- [Dataset section]
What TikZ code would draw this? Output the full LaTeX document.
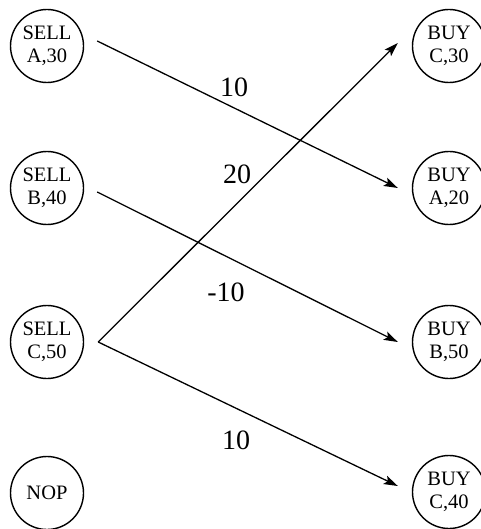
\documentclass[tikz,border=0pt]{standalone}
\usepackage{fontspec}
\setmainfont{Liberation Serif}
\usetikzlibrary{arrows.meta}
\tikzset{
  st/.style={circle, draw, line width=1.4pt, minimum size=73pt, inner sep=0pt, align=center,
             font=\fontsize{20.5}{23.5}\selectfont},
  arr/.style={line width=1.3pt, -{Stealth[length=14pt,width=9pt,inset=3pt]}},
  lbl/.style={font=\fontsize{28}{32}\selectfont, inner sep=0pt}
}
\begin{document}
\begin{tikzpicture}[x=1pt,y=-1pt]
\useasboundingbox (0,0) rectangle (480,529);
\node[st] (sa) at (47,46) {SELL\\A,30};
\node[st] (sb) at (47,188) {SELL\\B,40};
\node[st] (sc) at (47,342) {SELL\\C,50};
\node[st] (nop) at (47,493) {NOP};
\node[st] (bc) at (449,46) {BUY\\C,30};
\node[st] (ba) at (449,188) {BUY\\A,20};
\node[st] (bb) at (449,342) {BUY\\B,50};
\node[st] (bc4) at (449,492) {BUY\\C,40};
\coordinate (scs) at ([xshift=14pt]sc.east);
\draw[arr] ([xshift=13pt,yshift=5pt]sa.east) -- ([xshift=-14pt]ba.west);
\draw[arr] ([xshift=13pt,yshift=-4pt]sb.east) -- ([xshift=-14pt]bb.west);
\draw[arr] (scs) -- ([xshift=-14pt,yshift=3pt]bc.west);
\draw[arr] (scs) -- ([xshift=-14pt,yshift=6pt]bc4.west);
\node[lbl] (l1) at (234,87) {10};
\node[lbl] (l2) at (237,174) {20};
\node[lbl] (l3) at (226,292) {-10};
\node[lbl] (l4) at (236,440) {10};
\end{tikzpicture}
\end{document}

- [Exercise prompt] Restate the whole of the material word for word without the pictures.

- [In response]
What TikZ code would draw this? Output the full LaTeX document.
\documentclass[tikz,border=0pt]{standalone}
\usepackage{fontspec}
\setmainfont{Liberation Serif}
\usetikzlibrary{arrows.meta}
\tikzset{
  st/.style={circle, draw, line width=1.4pt, minimum size=73pt, inner sep=0pt, align=center,
             font=\fontsize{20.5}{23.5}\selectfont},
  arr/.style={line width=1.3pt, -{Stealth[length=14pt,width=9pt,inset=3pt]}},
  lbl/.style={font=\fontsize{28}{32}\selectfont, inner sep=0pt}
}
\begin{document}
\begin{tikzpicture}[x=1pt,y=-1pt]
\useasboundingbox (0,0) rectangle (480,529);
\node[st] (sa) at (47,46) {SELL\\A,30};
\node[st] (sb) at (47,188) {SELL\\B,40};
\node[st] (sc) at (47,342) {SELL\\C,50};
\node[st] (nop) at (47,493) {NOP};
\node[st] (bc) at (449,46) {BUY\\C,30};
\node[st] (ba) at (449,188) {BUY\\A,20};
\node[st] (bb) at (449,342) {BUY\\B,50};
\node[st] (bc4) at (449,492) {BUY\\C,40};
\coordinate (scs) at ([xshift=14pt]sc.east);
\draw[arr] ([xshift=13pt,yshift=5pt]sa.east) -- ([xshift=-14pt]ba.west);
\draw[arr] ([xshift=13pt,yshift=-4pt]sb.east) -- ([xshift=-14pt]bb.west);
\draw[arr] (scs) -- ([xshift=-14pt,yshift=3pt]bc.west);
\draw[arr] (scs) -- ([xshift=-14pt,yshift=6pt]bc4.west);
\node[lbl] (l1) at (234,87) {10};
\node[lbl] (l2) at (237,174) {20};
\node[lbl] (l3) at (226,292) {-10};
\node[lbl] (l4) at (236,440) {10};
\end{tikzpicture}
\end{document}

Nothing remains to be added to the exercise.